__What the exercise asks__
Your output must be the lines below from the line containing "Recreate this image as a Python script that uses Plotly." to the line containing "import plotly.graph_objects as go", both lines included, reproduced exactly and without pictures.

__Given records__
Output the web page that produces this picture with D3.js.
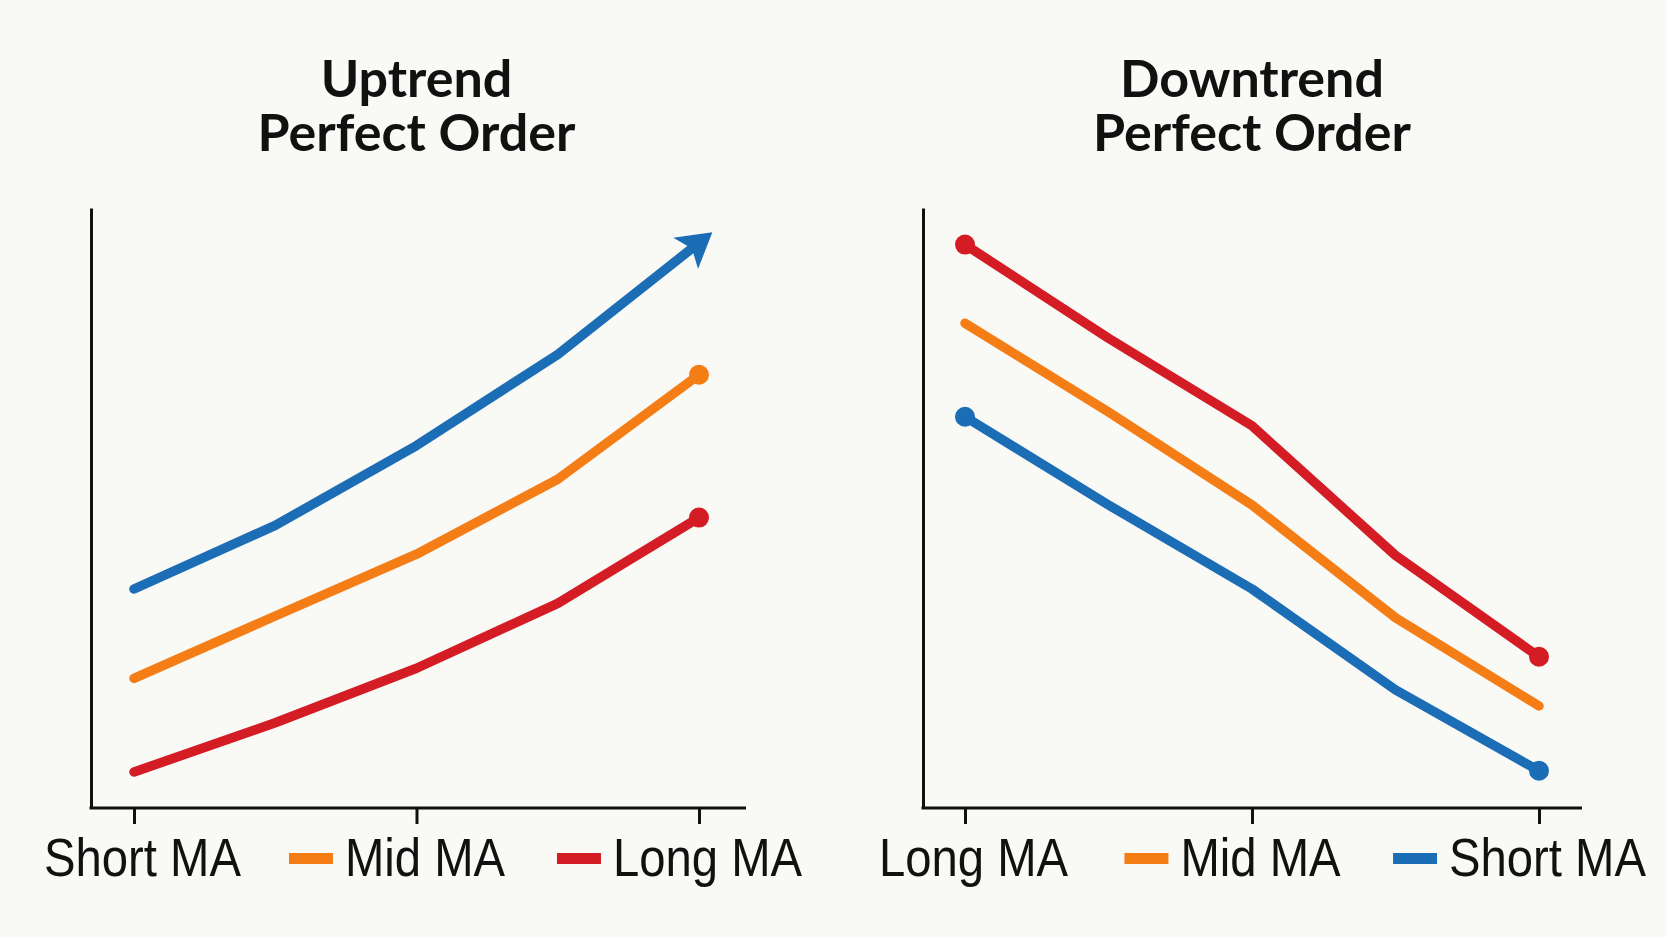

--

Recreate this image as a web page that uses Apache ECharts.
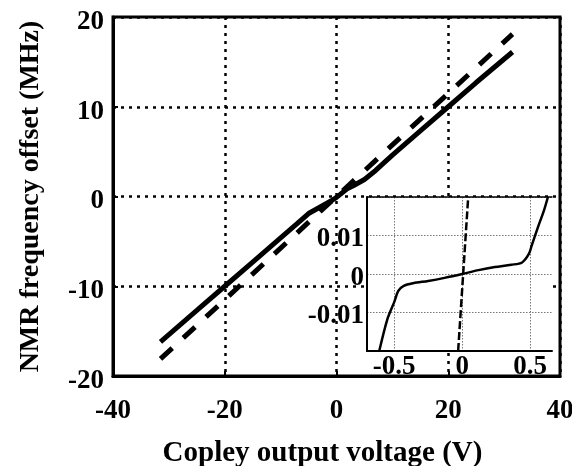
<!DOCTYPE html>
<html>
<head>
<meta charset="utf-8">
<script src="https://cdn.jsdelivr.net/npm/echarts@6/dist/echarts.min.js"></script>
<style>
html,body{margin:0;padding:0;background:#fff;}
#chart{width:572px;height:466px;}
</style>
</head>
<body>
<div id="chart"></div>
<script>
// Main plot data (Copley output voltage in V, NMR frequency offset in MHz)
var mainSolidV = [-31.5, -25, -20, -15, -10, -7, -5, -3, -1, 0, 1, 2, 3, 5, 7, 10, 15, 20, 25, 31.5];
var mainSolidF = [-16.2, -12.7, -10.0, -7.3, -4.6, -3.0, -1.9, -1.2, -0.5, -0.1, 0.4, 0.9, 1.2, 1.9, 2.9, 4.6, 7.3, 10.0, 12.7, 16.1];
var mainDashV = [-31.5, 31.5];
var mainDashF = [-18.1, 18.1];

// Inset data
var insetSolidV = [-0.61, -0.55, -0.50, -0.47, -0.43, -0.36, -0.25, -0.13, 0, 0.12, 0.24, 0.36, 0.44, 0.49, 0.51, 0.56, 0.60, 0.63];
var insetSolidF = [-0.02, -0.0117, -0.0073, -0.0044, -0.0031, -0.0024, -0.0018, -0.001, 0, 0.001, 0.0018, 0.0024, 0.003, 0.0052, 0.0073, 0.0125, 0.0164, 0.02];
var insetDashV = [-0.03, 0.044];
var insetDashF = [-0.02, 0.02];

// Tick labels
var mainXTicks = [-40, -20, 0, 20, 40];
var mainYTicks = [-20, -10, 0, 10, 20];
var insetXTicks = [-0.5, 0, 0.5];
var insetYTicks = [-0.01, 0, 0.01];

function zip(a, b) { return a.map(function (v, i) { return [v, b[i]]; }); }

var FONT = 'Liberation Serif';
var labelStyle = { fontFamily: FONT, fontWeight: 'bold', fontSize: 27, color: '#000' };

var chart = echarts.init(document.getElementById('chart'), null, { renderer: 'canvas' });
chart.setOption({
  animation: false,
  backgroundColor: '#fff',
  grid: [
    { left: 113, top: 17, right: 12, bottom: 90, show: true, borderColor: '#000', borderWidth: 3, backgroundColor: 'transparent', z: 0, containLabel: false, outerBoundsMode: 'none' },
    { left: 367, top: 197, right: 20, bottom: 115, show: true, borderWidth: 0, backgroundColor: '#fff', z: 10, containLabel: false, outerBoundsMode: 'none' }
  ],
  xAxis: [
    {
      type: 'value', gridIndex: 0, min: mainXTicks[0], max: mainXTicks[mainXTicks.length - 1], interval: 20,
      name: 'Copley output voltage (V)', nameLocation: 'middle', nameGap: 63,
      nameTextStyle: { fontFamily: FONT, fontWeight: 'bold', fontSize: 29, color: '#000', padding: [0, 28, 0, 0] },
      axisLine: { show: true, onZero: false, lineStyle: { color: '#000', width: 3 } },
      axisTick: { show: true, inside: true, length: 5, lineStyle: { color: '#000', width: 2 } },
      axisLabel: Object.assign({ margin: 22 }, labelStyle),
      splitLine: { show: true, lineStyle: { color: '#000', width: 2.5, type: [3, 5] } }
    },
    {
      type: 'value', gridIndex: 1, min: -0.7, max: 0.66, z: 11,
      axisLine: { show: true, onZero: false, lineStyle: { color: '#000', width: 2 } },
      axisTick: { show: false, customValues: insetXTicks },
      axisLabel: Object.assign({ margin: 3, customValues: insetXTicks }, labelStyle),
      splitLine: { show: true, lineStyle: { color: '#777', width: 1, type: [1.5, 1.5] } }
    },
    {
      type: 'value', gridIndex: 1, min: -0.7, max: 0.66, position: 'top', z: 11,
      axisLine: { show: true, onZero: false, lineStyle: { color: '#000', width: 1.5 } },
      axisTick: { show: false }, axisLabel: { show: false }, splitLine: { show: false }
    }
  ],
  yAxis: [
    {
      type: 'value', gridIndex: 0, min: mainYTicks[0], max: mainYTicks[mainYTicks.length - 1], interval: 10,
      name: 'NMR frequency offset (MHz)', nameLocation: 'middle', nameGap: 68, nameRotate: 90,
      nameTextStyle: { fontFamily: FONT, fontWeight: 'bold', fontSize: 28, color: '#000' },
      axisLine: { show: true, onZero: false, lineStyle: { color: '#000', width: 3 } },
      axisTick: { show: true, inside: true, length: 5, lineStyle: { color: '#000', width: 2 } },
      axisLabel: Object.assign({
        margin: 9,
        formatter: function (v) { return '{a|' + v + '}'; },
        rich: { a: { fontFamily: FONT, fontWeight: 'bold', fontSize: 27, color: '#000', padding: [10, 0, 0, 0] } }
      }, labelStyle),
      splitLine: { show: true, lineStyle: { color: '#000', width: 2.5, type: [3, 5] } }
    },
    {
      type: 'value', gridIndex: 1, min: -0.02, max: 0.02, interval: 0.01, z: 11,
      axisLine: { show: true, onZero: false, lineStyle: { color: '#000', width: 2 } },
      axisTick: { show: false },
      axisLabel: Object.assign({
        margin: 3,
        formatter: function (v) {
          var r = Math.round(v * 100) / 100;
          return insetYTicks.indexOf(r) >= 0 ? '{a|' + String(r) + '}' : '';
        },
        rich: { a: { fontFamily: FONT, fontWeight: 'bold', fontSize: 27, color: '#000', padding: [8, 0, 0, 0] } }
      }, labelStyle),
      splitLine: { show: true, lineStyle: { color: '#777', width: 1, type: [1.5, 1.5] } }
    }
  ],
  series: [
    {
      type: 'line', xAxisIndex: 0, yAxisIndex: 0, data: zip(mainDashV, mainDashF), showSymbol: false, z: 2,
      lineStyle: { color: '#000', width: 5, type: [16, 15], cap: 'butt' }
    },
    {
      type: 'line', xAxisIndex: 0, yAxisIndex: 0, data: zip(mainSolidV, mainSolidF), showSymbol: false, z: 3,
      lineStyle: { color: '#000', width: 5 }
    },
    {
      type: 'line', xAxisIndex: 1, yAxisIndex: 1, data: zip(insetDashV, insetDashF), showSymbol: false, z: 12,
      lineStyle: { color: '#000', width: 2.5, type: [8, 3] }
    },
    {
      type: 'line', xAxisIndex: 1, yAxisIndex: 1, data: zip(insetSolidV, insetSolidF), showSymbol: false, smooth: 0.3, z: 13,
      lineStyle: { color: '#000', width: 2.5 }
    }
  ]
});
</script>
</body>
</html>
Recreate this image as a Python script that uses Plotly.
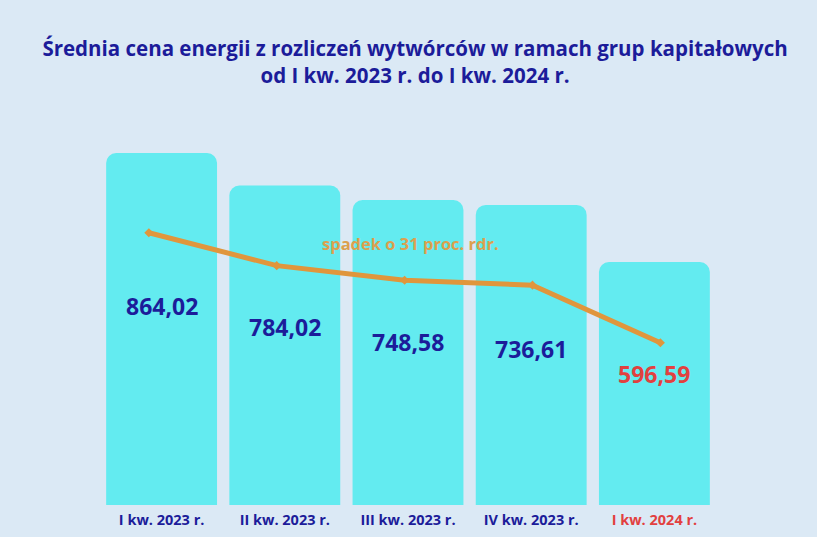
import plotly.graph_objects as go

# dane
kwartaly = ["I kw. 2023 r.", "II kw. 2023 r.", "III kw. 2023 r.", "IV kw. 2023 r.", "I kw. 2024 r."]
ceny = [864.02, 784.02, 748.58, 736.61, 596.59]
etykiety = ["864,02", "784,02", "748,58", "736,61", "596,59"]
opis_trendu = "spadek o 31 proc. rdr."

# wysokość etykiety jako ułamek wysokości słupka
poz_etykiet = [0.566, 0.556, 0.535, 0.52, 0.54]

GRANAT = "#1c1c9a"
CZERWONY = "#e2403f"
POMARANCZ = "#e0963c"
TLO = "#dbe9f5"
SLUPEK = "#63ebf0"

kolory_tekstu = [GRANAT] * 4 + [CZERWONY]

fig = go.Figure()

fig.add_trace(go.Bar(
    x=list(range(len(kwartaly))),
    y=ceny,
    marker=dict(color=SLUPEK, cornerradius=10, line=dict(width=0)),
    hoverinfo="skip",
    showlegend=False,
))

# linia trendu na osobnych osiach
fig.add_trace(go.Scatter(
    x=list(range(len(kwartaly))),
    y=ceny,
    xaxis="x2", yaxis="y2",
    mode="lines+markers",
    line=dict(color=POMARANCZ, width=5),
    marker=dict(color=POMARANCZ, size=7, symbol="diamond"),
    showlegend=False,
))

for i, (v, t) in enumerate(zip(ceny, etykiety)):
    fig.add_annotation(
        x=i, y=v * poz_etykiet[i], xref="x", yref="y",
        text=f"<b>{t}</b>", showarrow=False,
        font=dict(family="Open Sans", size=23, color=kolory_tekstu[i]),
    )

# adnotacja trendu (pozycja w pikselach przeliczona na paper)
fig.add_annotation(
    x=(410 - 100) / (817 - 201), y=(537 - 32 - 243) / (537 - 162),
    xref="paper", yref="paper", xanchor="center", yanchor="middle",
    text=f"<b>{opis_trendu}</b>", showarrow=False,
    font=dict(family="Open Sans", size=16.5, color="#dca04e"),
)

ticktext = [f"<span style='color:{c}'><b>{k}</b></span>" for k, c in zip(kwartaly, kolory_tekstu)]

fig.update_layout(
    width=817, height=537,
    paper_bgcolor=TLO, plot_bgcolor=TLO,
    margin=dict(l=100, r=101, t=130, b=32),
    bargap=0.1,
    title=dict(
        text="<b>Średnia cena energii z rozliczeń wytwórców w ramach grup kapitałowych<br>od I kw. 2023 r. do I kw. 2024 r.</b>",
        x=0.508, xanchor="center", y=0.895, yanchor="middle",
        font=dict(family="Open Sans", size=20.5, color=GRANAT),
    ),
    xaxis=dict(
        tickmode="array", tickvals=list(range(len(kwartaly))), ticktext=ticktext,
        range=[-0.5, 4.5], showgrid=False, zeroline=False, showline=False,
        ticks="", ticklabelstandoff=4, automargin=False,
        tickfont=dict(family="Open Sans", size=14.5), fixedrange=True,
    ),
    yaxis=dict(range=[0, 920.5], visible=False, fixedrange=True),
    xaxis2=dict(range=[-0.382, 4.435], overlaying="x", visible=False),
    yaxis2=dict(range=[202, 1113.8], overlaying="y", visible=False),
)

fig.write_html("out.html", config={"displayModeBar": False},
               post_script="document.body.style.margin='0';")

==

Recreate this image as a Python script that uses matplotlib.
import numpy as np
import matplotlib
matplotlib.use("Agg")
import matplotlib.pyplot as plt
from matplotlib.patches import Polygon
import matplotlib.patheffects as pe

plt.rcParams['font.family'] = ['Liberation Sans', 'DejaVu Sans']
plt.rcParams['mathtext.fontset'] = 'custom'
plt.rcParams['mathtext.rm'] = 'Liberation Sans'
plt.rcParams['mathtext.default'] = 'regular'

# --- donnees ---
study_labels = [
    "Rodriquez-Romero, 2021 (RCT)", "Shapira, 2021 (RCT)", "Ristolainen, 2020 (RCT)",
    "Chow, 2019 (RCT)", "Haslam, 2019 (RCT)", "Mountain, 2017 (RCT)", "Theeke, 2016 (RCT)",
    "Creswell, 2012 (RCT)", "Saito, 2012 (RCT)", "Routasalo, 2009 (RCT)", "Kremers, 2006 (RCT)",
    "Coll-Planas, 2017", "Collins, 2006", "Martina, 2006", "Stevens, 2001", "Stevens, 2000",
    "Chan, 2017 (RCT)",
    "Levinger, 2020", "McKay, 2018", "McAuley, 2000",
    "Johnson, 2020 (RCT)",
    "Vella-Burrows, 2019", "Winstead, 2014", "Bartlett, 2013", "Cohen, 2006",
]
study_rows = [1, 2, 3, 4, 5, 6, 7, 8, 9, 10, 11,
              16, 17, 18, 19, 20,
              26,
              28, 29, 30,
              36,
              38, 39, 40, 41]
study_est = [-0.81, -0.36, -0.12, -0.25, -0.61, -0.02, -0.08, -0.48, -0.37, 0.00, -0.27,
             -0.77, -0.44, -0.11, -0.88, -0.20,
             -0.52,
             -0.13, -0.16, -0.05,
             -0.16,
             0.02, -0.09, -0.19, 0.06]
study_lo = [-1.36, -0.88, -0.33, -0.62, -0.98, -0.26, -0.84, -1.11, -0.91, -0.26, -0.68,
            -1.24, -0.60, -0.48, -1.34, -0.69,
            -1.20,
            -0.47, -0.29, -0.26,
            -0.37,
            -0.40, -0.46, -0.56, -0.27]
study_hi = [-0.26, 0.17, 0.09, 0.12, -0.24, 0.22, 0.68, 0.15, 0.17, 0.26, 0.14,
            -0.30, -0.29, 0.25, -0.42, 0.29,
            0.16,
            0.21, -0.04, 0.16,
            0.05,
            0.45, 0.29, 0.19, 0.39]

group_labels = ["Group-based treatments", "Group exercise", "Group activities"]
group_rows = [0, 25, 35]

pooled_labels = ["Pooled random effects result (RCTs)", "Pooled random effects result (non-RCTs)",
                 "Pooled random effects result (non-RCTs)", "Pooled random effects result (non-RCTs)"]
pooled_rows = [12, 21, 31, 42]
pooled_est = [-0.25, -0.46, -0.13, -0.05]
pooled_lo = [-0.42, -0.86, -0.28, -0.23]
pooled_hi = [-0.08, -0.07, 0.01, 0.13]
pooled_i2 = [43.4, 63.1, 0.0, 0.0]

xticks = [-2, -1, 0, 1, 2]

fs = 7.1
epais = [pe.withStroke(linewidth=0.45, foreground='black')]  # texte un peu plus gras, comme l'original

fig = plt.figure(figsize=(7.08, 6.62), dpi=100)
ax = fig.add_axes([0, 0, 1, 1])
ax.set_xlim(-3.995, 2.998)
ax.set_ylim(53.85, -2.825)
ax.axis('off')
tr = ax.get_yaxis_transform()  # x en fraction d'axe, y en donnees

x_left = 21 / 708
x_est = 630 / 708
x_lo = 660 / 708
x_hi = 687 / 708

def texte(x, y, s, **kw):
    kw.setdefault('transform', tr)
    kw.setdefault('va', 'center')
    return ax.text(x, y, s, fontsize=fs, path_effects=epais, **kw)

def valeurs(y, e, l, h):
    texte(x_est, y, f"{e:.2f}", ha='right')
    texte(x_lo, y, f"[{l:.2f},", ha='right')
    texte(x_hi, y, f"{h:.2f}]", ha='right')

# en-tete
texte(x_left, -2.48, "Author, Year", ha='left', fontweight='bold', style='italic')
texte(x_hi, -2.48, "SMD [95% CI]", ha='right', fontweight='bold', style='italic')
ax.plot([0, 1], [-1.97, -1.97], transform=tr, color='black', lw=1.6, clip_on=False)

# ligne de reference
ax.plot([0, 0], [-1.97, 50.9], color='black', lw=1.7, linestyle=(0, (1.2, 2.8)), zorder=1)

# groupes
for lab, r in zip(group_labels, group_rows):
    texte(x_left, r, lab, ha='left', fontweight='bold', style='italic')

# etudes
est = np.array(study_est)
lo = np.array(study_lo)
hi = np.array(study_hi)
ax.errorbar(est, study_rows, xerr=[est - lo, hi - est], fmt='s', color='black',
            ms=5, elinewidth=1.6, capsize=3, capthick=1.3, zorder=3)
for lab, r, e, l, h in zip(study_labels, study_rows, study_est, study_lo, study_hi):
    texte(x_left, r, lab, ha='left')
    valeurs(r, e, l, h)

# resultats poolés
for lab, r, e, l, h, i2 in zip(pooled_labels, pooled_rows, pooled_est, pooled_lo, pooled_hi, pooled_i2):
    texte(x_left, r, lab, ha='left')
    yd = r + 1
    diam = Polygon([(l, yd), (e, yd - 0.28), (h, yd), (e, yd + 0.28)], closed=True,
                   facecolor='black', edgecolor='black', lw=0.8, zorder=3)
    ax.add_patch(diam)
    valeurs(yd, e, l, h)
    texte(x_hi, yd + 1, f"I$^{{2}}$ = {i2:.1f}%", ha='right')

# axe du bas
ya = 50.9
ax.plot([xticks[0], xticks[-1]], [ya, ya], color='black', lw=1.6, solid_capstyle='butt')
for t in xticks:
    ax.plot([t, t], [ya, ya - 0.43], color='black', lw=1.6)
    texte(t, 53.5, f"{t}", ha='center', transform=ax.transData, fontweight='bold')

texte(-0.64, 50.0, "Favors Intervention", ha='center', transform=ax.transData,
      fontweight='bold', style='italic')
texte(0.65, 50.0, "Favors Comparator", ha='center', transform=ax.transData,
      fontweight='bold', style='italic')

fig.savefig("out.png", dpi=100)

__Finished exercise__
Recreate this image as a Python script that uses Plotly.
import plotly.graph_objects as go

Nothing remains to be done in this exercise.